Abhishek had travelled by road to Tajpur around 2pm to inspect the damaged embankment and guard wall, which were devastated in Cyclone Yaas on May 26. The Telegraph had reported last Friday that several villages lying close to coastal Tajpur had been flooded and several homes ruined as a result of a high tide coursing through the demolished guard wall structure and embankment.
“We don't want rations. We want this embankment and guard wall to be repaired immediately so that we can return home,” said Pritilata Majhi, 65, almost upbraiding Abhishek as he gave the crowd assurances of looking into it by the department concerned.
Abhishek, who was accompanied by fisheries minister Akhil Giri, had begun his interaction with the group of villagers asking whether they had received ration and relief materials but the interaction took a different turn with people demanding the embankment and guard wall repaired.

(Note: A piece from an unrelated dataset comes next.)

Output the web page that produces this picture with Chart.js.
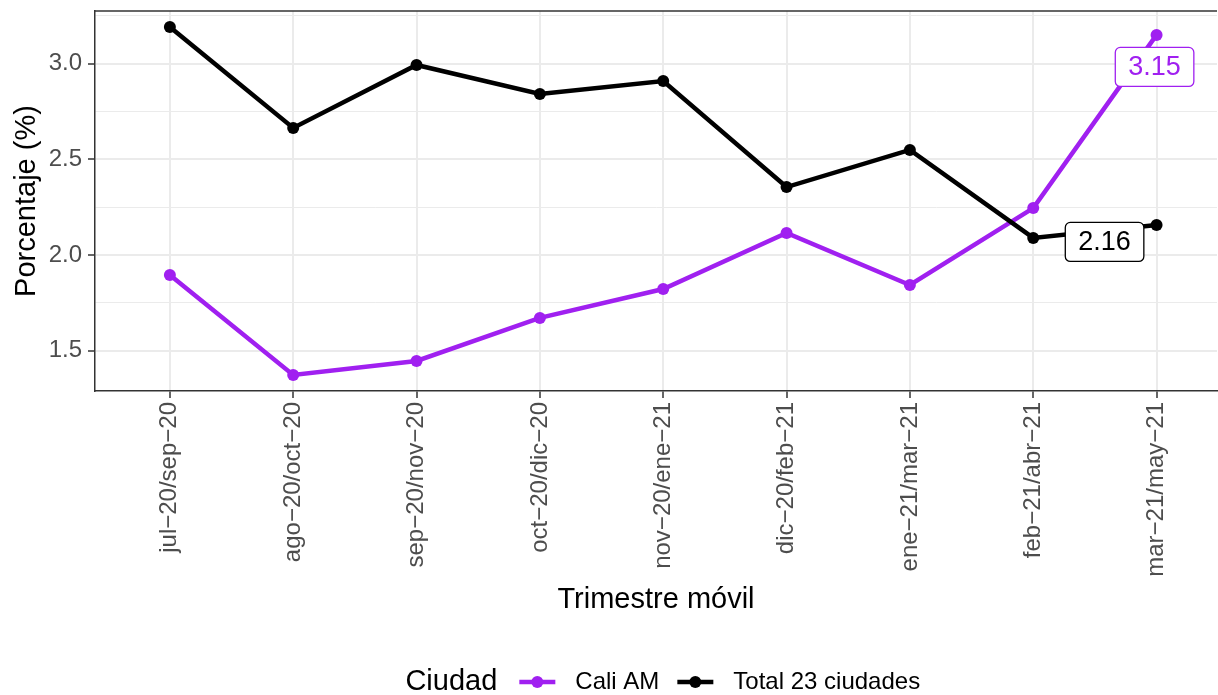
<!DOCTYPE html>
<html>
<head>
<meta charset="utf-8">
<script src="https://cdn.jsdelivr.net/npm/chart.js@4/dist/chart.umd.min.js"></script>
<style>
html,body{margin:0;padding:0;background:#fff;overflow:hidden}
</style>
</head>
<body>
<!-- el panel de ggplot sigue mas alla del borde derecho: lienzo un poco mas ancho -->
<canvas id="graficoTasa" width="1223" height="695"></canvas>
<script>
// datos
var trimestres = ['jul\u221220/sep\u221220','ago\u221220/oct\u221220','sep\u221220/nov\u221220','oct\u221220/dic\u221220',
  'nov\u221220/ene\u221221','dic\u221220/feb\u221221','ene\u221221/mar\u221221','feb\u221221/abr\u221221','mar\u221221/may\u221221'];
var caliAM = [1.895, 1.373, 1.446, 1.671, 1.822, 2.115, 1.843, 2.245, 3.15];
var total23 = [3.191, 2.664, 2.993, 2.841, 2.909, 2.355, 2.549, 2.089, 2.157];
var ticksY = [1.5, 1.75, 2.0, 2.25, 2.5, 2.75, 3.0, 3.25];
var nombres = ['Cali AM', 'Total 23 ciudades'];
var colores = ['#A020F0', '#000000'];

var fuente = '"Liberation Sans", Arial, sans-serif';
var oggettoGrafico;

function puntos(v){
  return v.map(function(y, i){ return {x: i, y: y}; });
}

// borde superior del panel y etiquetas finales
var extras = {
  id: 'extras',
  afterDatasetsDraw: function(chart){
    var ctx = chart.ctx, a = chart.chartArea;
    ctx.save();
    ctx.strokeStyle = '#333333';
    ctx.lineWidth = 1.5;
    ctx.beginPath();
    ctx.moveTo(a.left, a.top);
    ctx.lineTo(a.right, a.top);
    ctx.stroke();

    var series = [caliAM, total23];
    var desp = [[-2, 32], [-52, 17]];
    ctx.font = '27px ' + fuente;
    ctx.textAlign = 'center';
    ctx.textBaseline = 'middle';
    for (var s = 0; s < 2; s++) {
      var n = series[s].length - 1;
      var px = chart.scales.x.getPixelForValue(n) + desp[s][0];
      var py = chart.scales.y.getPixelForValue(series[s][n]) + desp[s][1];
      var txt = series[s][n].toFixed(2);
      var w = ctx.measureText(txt).width + 26, h = 39;
      ctx.beginPath();
      ctx.roundRect(px - w / 2, py - h / 2, w, h, 5);
      ctx.fillStyle = '#ffffff';
      ctx.fill();
      ctx.lineWidth = 1.3;
      ctx.strokeStyle = colores[s];
      ctx.stroke();
      ctx.fillStyle = colores[s];
      ctx.fillText(txt, px, py + 1);
    }
    ctx.restore();
  },
  afterDraw: function(chart){
    // leyenda abajo, estilo ggplot
    var ctx = chart.ctx;
    var y = 682;
    ctx.save();
    ctx.textBaseline = 'middle';
    ctx.textAlign = 'left';
    ctx.font = '29px ' + fuente;
    var wTit = ctx.measureText('Ciudad').width;
    ctx.font = '24px ' + fuente;
    var w1 = ctx.measureText(nombres[0]).width;
    var w2 = ctx.measureText(nombres[1]).width;
    var total = wTit + 22 + 36 + 20 + w1 + 18 + 36 + 20 + w2;
    var centro = (chart.chartArea.left + chart.scales.x.getPixelForValue(8.6)) / 2;
    var x = centro - total / 2;
    ctx.fillStyle = '#000';
    ctx.font = '29px ' + fuente;
    ctx.fillText('Ciudad', x, y);
    x += wTit + 22;
    var anchos = [w1, w2];
    ctx.font = '24px ' + fuente;
    for (var i = 0; i < 2; i++) {
      ctx.strokeStyle = colores[i];
      ctx.lineWidth = 4.5;
      ctx.beginPath();
      ctx.moveTo(x, y);
      ctx.lineTo(x + 36, y);
      ctx.stroke();
      ctx.fillStyle = colores[i];
      ctx.beginPath();
      ctx.arc(x + 18, y, 6, 0, Math.PI * 2);
      ctx.fill();
      x += 36 + 20;
      ctx.fillStyle = '#000';
      ctx.fillText(nombres[i], x, y);
      x += anchos[i] + 18;
    }
    ctx.restore();
  }
};

function init(){
  const data = {
    datasets: [{
      label: nombres[0],
      data: puntos(caliAM),
      borderColor: colores[0],
      backgroundColor: colores[0],
      order: 1
    }, {
      label: nombres[1],
      data: puntos(total23),
      borderColor: colores[1],
      backgroundColor: colores[1],
      order: 0
    }]
  };

  const config = {
    type: 'line',
    data: data,
    plugins: [extras],
    options: {
      responsive: false,
      animation: false,
      devicePixelRatio: 1,
      layout: {padding: {top: 11, right: 0, bottom: 60, left: 0}},
      elements: {
        line: {borderWidth: 4.5, tension: 0},
        point: {radius: 6, borderWidth: 0, hoverRadius: 6}
      },
      plugins: {legend: {display: false}, tooltip: {enabled: false}},
      scales: {
        x: {
          type: 'linear',
          min: -0.607,
          max: 8.49,
          afterBuildTicks: function(sc){
            sc.ticks = trimestres.map(function(t, i){ return {value: i}; });
          },
          afterFit: function(sc){
            sc.height = 244;
            sc.paddingLeft = 0;
            sc.paddingRight = 0;
          },
          ticks: {
            autoSkip: false,
            minRotation: 90,
            maxRotation: 90,
            padding: 4,
            color: '#4D4D4D',
            font: {family: fuente, size: 24},
            callback: function(v){ return trimestres[v]; }
          },
          grid: {
            color: '#EBEBEB',
            lineWidth: 2,
            tickColor: '#333333',
            tickWidth: 1.5,
            tickLength: 7
          },
          border: {color: '#333333', width: 1.5},
          title: {
            display: true,
            text: 'Trimestre m\u00f3vil',
            color: '#000',
            font: {family: fuente, size: 29},
            padding: {top: 0, bottom: 18}
          }
        },
        y: {
          type: 'linear',
          min: 1.289,
          max: 3.275,
          afterBuildTicks: function(sc){
            sc.ticks = ticksY.map(function(v){ return {value: v}; });
          },
          afterFit: function(sc){
            sc.width = 95;
            sc.paddingTop = 0;
            sc.paddingBottom = 0;
          },
          ticks: {
            padding: 6,
            color: '#4D4D4D',
            font: {family: fuente, size: 24},
            callback: function(v){ return (v * 2) % 1 === 0 ? v.toFixed(1) : ''; }
          },
          grid: {
            color: '#EBEBEB',
            lineWidth: function(c){ return (c.tick.value * 2) % 1 === 0 ? 2 : 1; },
            tickColor: function(c){ return (c.tick.value * 2) % 1 === 0 ? '#333333' : 'rgba(0,0,0,0)'; },
            tickWidth: 1.5,
            tickLength: 7
          },
          border: {color: '#333333', width: 1.5},
          title: {
            display: true,
            text: 'Porcentaje (%)',
            color: '#000',
            font: {family: fuente, size: 29},
            padding: {top: 10, bottom: 0}
          }
        }
      }
    }
  };

  oggettoGrafico = new Chart(document.getElementById('graficoTasa'), config);
}

init();
</script>
</body>
</html>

“You all know who the DSDA chairman and irrigation minister were till recently. Your district has lost everything in trying to protect one family,” Abhishek said without naming Suvendu Adhikari and his clan. Trinamul turncoat Adhikari’s father Sisir Adhikari was the chairman of Digha Sankarpur Development Authority (DSDA) till earlier this year. Adhikari, who defeated chief minister Mamata Banerjee in the Assembly polls in Nandigram by a slim margin, had earlier been irrigation minister briefly. So had the other Trinamul turncoat, Rajib Banerjee.
But Majhi was not interested. “We don't care about who did what. We just want our safety, you look into that,” she told Abhishek, who was then assuring protesters that officials in the Digha Development Authority and the irrigation department, who were responsible for the embankment, guard wall and road cover, would face a probe.
It was clear that villagers did not care about political twists and turns when their survival was at stake.
The crowd of over 1,000 even had a few members carrying placards that said “Badh chai, bnachte chai (we want the embankment, we want to live).” The area is slated to witness high tide waves for the June 10 full moon.
Over 2,000 residents of Tajpur remain displaced for a over week owing to standing water after Cyclone Yaas.
Especially in places like Chandpur, Tajpur, Jalda and Shyampur, and loss of essentials during the sudden flooding that took place late last Wednesday. Some have even moved to nearby higher land and are living under tarpaulins.
“All we told him (Abhishek) is that we want our homes back, kitchen back. If I don’t have a kitchen, where will I cook the ration,” said homemaker Sabita Maity, 32, who had to shift to a relative’s home with her two sons after the cyclone-induced floods.